Can Piranhas eat crab meat if it is cleaned then run under water?


----------



## Innes (Jan 13, 2003)

they can eat crabs - try adding a red clawed crab to your tank


----------



## thePACK (Jan 3, 2003)

yeah no problemm...just clean properly like you said


----------



## RhomZilla (Feb 12, 2003)

Innes said:


> they can eat crabs - try adding a red clawed crab to your tank


 Aren't crabs and lobsters in the same tank for your Ps bad?? I mean when the Ps are sleeping, ca crab/lobster can just coime by and *SNAP*. Dead or injured piranha.


----------



## Judazzz (Jan 13, 2003)

RhomZilla said:


> Innes said:
> 
> 
> > they can eat crabs - try adding a red clawed crab to your tank
> ...


 Just don't buy a 25" lobster, and the p's will be safe








They can be dangerous, but as long as the crabs, lobsters or wahetever are smaller than the p's, I guess it'll be fine.

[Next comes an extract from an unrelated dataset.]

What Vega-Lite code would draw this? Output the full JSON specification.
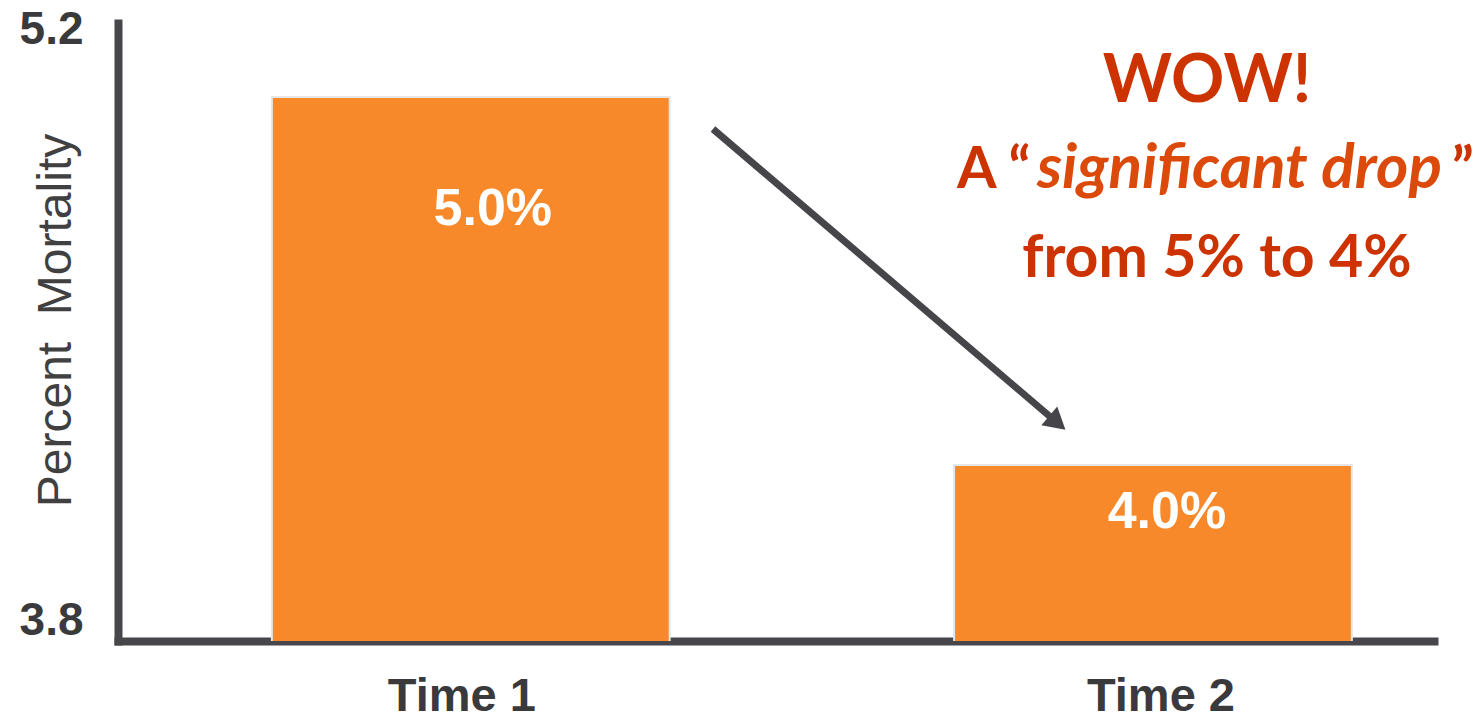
{
  "$schema": "https://vega.github.io/schema/vega-lite/v6.json",
  "width": 1316,
  "height": 618,
  "autosize": {"type": "none"},
  "padding": {"left": 118, "top": 23, "right": 46, "bottom": 76},
  "background": "white",
  "config": {"view": {"stroke": null}},
  "datasets": {
    "bars": [
      {"time": "Time 1", "pct": 5.0},
      {"time": "Time 2", "pct": 4.0}
    ],
    "arrow": [
      {"x1": 0.4521, "y1": 4.913, "x2": 0.7138, "y2": 4.1147}
    ],
    "notes": [
      {"label": "WOW!", "part": "head", "ax": 0.8275, "ay": 4.9864},
      {"label": "A “", "part": "lead", "ax": 0.6375, "ay": 4.7527},
      {"label": "significant drop", "part": "italic", "ax": 0.6983, "ay": 4.7527},
      {"label": "”", "part": "lead", "ax": 1.0135, "ay": 4.7527},
      {"label": "from 5% to 4%", "part": "line3", "ax": 0.8351, "ay": 4.5109}
    ]
  },
  "layer": [
    {
      "data": {"name": "bars"},
      "transform": [{"calculate": "format(datum.pct, '.1f') + '%'", "as": "pctLabel"}],
      "encoding": {
        "x": {
          "field": "time",
          "type": "nominal",
          "sort": null,
          "scale": {"paddingInner": 0.4169, "paddingOuter": 0.173, "align": 0.652},
          "axis": {
            "title": null,
            "labelAngle": 0,
            "labelFont": "Liberation Sans",
            "labelFontSize": 47,
            "labelFontWeight": "bold",
            "labelColor": "#3a3a3c",
            "labelBaseline": "top",
            "labelPadding": 32,
            "labelOffset": {"expr": "datum.value == 'Time 1' ? -9 : 8"},
            "ticks": false,
            "grid": false,
            "domainColor": "#47474b",
            "domainWidth": 8,
            "domainCap": "square"
          }
        },
        "y": {
          "field": "pct",
          "type": "quantitative",
          "scale": {"domain": [3.5218, 5.2011], "nice": false, "zero": false},
          "axis": {
            "title": "Percent\u00a0\u00a0Mortality",
            "titleFont": "Liberation Sans",
            "titleFontSize": 48,
            "titleFontWeight": "normal",
            "titleColor": "#404040",
            "titleAngle": 270,
            "titleAlign": "center",
            "titleBaseline": "middle",
            "titleX": -62,
            "titleY": 297,
            "values": [3.8, 5.2],
            "format": ".1f",
            "labelFont": "Liberation Sans",
            "labelFontSize": 46,
            "labelFontWeight": "bold",
            "labelColor": "#3a3a3c",
            "labelPadding": 35,
            "labelBaseline": "middle",
            "labelOffset": {"expr": "datum.value < 4 ? 81.6 : 5.8"},
            "ticks": false,
            "grid": false,
            "domainColor": "#47474b",
            "domainWidth": 8,
            "domainCap": "square"
          }
        }
      },
      "layer": [
        {
          "mark": {"type": "bar", "color": "#f7892a", "stroke": "#e6e6e6", "strokeWidth": 2, "clip": true}
        },
        {
          "transform": [{"filter": "datum.time == 'Time 1'"}],
          "mark": {"type": "text", "font": "Liberation Sans", "fontSize": 52, "fontWeight": "bold", "color": "white", "baseline": "middle", "dy": 112, "dx": 22},
          "encoding": {"text": {"field": "pctLabel"}}
        },
        {
          "transform": [{"filter": "datum.time == 'Time 2'"}],
          "mark": {"type": "text", "font": "Liberation Sans", "fontSize": 52, "fontWeight": "bold", "color": "white", "baseline": "middle", "dy": 47, "dx": 14},
          "encoding": {"text": {"field": "pctLabel"}}
        }
      ]
    },
    {
      "layer": [
        {
          "data": {"name": "arrow"},
          "mark": {"type": "rule", "color": "#46464a", "strokeWidth": 7},
          "encoding": {
            "x": {"field": "x1", "type": "quantitative", "scale": {"domain": [0, 1], "nice": false, "zero": false}, "axis": null},
            "x2": {"field": "x2"},
            "y": {"field": "y1", "type": "quantitative", "axis": null},
            "y2": {"field": "y2"}
          }
        },
        {
          "data": {"name": "arrow"},
          "mark": {"type": "point", "shape": "triangle-right", "filled": true, "color": "#46464a", "opacity": 1, "size": 600, "angle": 40.5},
          "encoding": {
            "x": {"field": "x2", "type": "quantitative", "scale": {"domain": [0, 1], "nice": false, "zero": false}, "axis": null},
            "y": {"field": "y2", "type": "quantitative", "axis": null}
          }
        },
        {
          "data": {"name": "notes"},
          "transform": [{"filter": "datum.part == 'head'"}],
          "mark": {"type": "text", "font": "Lato", "fontSize": 66, "fontWeight": "bold", "color": "#cc3300", "align": "center", "baseline": "alphabetic"},
          "encoding": {
            "x": {"field": "ax", "type": "quantitative", "scale": {"domain": [0, 1], "nice": false, "zero": false}, "axis": null},
            "y": {"field": "ay", "type": "quantitative", "axis": null},
            "text": {"field": "label"}
          }
        },
        {
          "data": {"name": "notes"},
          "transform": [{"filter": "datum.part == 'lead'"}],
          "mark": {"type": "text", "font": "Lato", "fontSize": 57, "fontWeight": "bold", "color": "#cc3300", "align": "left", "baseline": "alphabetic"},
          "encoding": {
            "x": {"field": "ax", "type": "quantitative", "scale": {"domain": [0, 1], "nice": false, "zero": false}, "axis": null},
            "y": {"field": "ay", "type": "quantitative", "axis": null},
            "text": {"field": "label"}
          }
        },
        {
          "data": {"name": "notes"},
          "transform": [{"filter": "datum.part == 'italic'"}],
          "mark": {"type": "text", "font": "Lato", "fontSize": 62, "fontWeight": "bold", "fontStyle": "italic", "color": "#db4a0b", "align": "left", "baseline": "alphabetic"},
          "encoding": {
            "x": {"field": "ax", "type": "quantitative", "scale": {"domain": [0, 1], "nice": false, "zero": false}, "axis": null},
            "y": {"field": "ay", "type": "quantitative", "axis": null},
            "text": {"field": "label"}
          }
        },
        {
          "data": {"name": "notes"},
          "transform": [{"filter": "datum.part == 'line3'"}],
          "mark": {"type": "text", "font": "Lato", "fontSize": 59, "fontWeight": "bold", "color": "#cc3300", "align": "center", "baseline": "alphabetic"},
          "encoding": {
            "x": {"field": "ax", "type": "quantitative", "scale": {"domain": [0, 1], "nice": false, "zero": false}, "axis": null},
            "y": {"field": "ay", "type": "quantitative", "axis": null},
            "text": {"field": "label"}
          }
        }
      ]
    }
  ],
  "resolve": {"scale": {"x": "independent"}, "axis": {"y": "independent"}}
}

I actually think crustaceans have much more trouble saving their asses...

I think p's sleep in the mid and upper water levels (that's where I see them when I get home from a night out), so out of harm's way.


----------



## Innes (Jan 13, 2003)

the red clawed crabs - if that is even what they are called - dont even bother neon tetras, so piranhas will be safe.

I have even lost them to community fish before


----------